=== Aim of the exercise ===
Output the material word for word. Leave each picture out.

=== Data section ===
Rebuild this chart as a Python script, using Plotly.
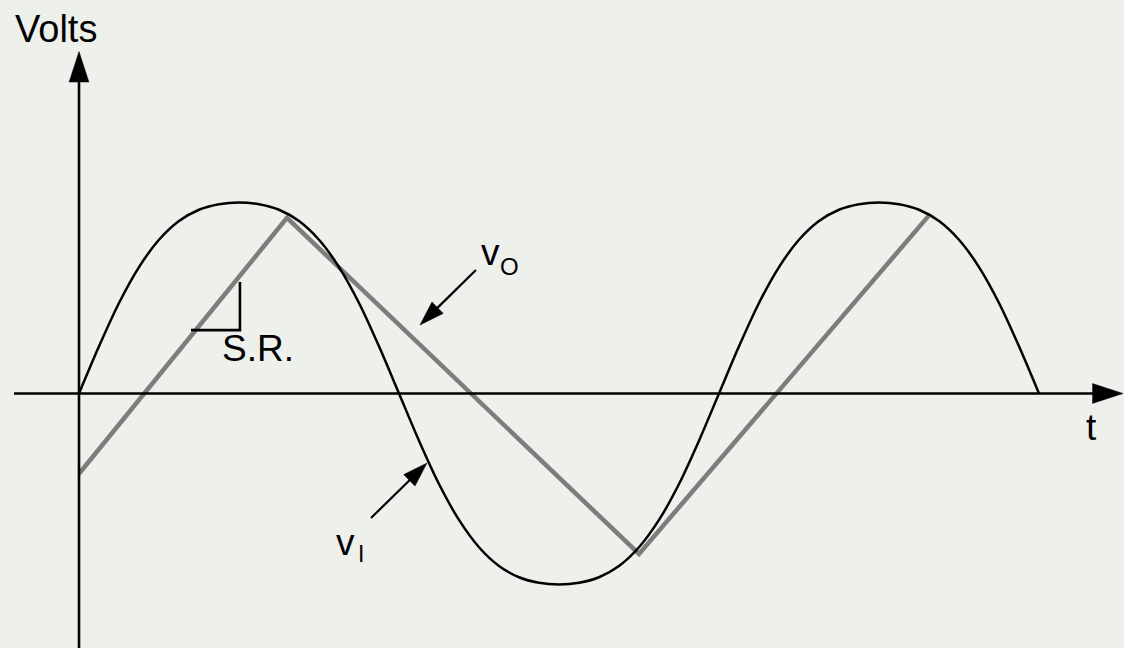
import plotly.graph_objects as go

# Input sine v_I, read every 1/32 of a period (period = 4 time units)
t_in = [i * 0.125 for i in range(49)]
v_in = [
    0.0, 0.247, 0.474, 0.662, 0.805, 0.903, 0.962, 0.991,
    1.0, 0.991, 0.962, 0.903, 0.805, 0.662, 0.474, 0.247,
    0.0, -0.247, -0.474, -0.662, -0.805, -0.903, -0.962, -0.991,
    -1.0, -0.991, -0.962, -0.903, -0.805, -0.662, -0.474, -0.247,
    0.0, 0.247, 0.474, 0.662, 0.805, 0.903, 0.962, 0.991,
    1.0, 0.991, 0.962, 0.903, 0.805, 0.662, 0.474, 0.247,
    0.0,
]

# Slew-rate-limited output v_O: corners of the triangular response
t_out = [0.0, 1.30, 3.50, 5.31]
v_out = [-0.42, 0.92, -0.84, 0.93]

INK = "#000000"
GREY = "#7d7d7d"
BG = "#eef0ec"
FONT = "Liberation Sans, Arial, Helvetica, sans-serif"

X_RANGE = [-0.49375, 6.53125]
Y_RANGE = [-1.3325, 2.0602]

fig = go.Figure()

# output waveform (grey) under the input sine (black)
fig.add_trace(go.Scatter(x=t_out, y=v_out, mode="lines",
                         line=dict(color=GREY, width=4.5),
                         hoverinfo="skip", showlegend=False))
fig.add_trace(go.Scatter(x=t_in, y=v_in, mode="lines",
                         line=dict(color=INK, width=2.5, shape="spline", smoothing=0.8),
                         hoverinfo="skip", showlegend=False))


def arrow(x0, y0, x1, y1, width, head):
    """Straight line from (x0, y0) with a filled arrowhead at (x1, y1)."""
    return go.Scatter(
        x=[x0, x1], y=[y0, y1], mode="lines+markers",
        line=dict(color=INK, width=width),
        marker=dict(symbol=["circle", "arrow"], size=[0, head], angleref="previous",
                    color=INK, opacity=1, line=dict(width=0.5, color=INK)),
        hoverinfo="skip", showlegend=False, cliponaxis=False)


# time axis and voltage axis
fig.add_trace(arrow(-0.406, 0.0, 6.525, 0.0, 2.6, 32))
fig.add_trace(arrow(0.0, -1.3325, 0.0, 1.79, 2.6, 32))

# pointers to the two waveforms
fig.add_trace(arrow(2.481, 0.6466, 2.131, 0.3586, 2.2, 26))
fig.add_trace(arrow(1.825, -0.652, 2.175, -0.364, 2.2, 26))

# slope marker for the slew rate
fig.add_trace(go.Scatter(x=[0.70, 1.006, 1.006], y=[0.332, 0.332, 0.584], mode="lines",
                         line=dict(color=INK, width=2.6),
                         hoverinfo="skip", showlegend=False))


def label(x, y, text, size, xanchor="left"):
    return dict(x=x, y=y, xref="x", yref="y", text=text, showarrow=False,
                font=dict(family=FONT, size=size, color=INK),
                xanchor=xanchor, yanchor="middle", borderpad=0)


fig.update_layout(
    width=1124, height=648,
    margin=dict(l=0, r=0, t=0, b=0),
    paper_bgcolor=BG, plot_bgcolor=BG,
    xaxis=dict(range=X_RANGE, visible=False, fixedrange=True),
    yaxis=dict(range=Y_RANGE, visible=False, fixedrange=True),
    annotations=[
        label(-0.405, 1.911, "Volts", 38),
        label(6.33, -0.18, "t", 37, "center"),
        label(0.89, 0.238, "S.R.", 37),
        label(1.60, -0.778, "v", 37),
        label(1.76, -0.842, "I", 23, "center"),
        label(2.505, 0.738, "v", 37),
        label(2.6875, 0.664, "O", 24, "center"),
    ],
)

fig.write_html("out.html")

=== Solution to the problem ===
Rebuild this chart as a Python script, using Plotly.
import plotly.graph_objects as go

# Input sine v_I, read every 1/32 of a period (period = 4 time units)
t_in = [i * 0.125 for i in range(49)]
v_in = [
    0.0, 0.247, 0.474, 0.662, 0.805, 0.903, 0.962, 0.991,
    1.0, 0.991, 0.962, 0.903, 0.805, 0.662, 0.474, 0.247,
    0.0, -0.247, -0.474, -0.662, -0.805, -0.903, -0.962, -0.991,
    -1.0, -0.991, -0.962, -0.903, -0.805, -0.662, -0.474, -0.247,
    0.0, 0.247, 0.474, 0.662, 0.805, 0.903, 0.962, 0.991,
    1.0, 0.991, 0.962, 0.903, 0.805, 0.662, 0.474, 0.247,
    0.0,
]

# Slew-rate-limited output v_O: corners of the triangular response
t_out = [0.0, 1.30, 3.50, 5.31]
v_out = [-0.42, 0.92, -0.84, 0.93]

INK = "#000000"
GREY = "#7d7d7d"
BG = "#eef0ec"
FONT = "Liberation Sans, Arial, Helvetica, sans-serif"

X_RANGE = [-0.49375, 6.53125]
Y_RANGE = [-1.3325, 2.0602]

fig = go.Figure()

# output waveform (grey) under the input sine (black)
fig.add_trace(go.Scatter(x=t_out, y=v_out, mode="lines",
                         line=dict(color=GREY, width=4.5),
                         hoverinfo="skip", showlegend=False))
fig.add_trace(go.Scatter(x=t_in, y=v_in, mode="lines",
                         line=dict(color=INK, width=2.5, shape="spline", smoothing=0.8),
                         hoverinfo="skip", showlegend=False))


def arrow(x0, y0, x1, y1, width, head):
    """Straight line from (x0, y0) with a filled arrowhead at (x1, y1)."""
    return go.Scatter(
        x=[x0, x1], y=[y0, y1], mode="lines+markers",
        line=dict(color=INK, width=width),
        marker=dict(symbol=["circle", "arrow"], size=[0, head], angleref="previous",
                    color=INK, opacity=1, line=dict(width=0.5, color=INK)),
        hoverinfo="skip", showlegend=False, cliponaxis=False)


# time axis and voltage axis
fig.add_trace(arrow(-0.406, 0.0, 6.525, 0.0, 2.6, 32))
fig.add_trace(arrow(0.0, -1.3325, 0.0, 1.79, 2.6, 32))

# pointers to the two waveforms
fig.add_trace(arrow(2.481, 0.6466, 2.131, 0.3586, 2.2, 26))
fig.add_trace(arrow(1.825, -0.652, 2.175, -0.364, 2.2, 26))

# slope marker for the slew rate
fig.add_trace(go.Scatter(x=[0.70, 1.006, 1.006], y=[0.332, 0.332, 0.584], mode="lines",
                         line=dict(color=INK, width=2.6),
                         hoverinfo="skip", showlegend=False))


def label(x, y, text, size, xanchor="left"):
    return dict(x=x, y=y, xref="x", yref="y", text=text, showarrow=False,
                font=dict(family=FONT, size=size, color=INK),
                xanchor=xanchor, yanchor="middle", borderpad=0)


fig.update_layout(
    width=1124, height=648,
    margin=dict(l=0, r=0, t=0, b=0),
    paper_bgcolor=BG, plot_bgcolor=BG,
    xaxis=dict(range=X_RANGE, visible=False, fixedrange=True),
    yaxis=dict(range=Y_RANGE, visible=False, fixedrange=True),
    annotations=[
        label(-0.405, 1.911, "Volts", 38),
        label(6.33, -0.18, "t", 37, "center"),
        label(0.89, 0.238, "S.R.", 37),
        label(1.60, -0.778, "v", 37),
        label(1.76, -0.842, "I", 23, "center"),
        label(2.505, 0.738, "v", 37),
        label(2.6875, 0.664, "O", 24, "center"),
    ],
)

fig.write_html("out.html")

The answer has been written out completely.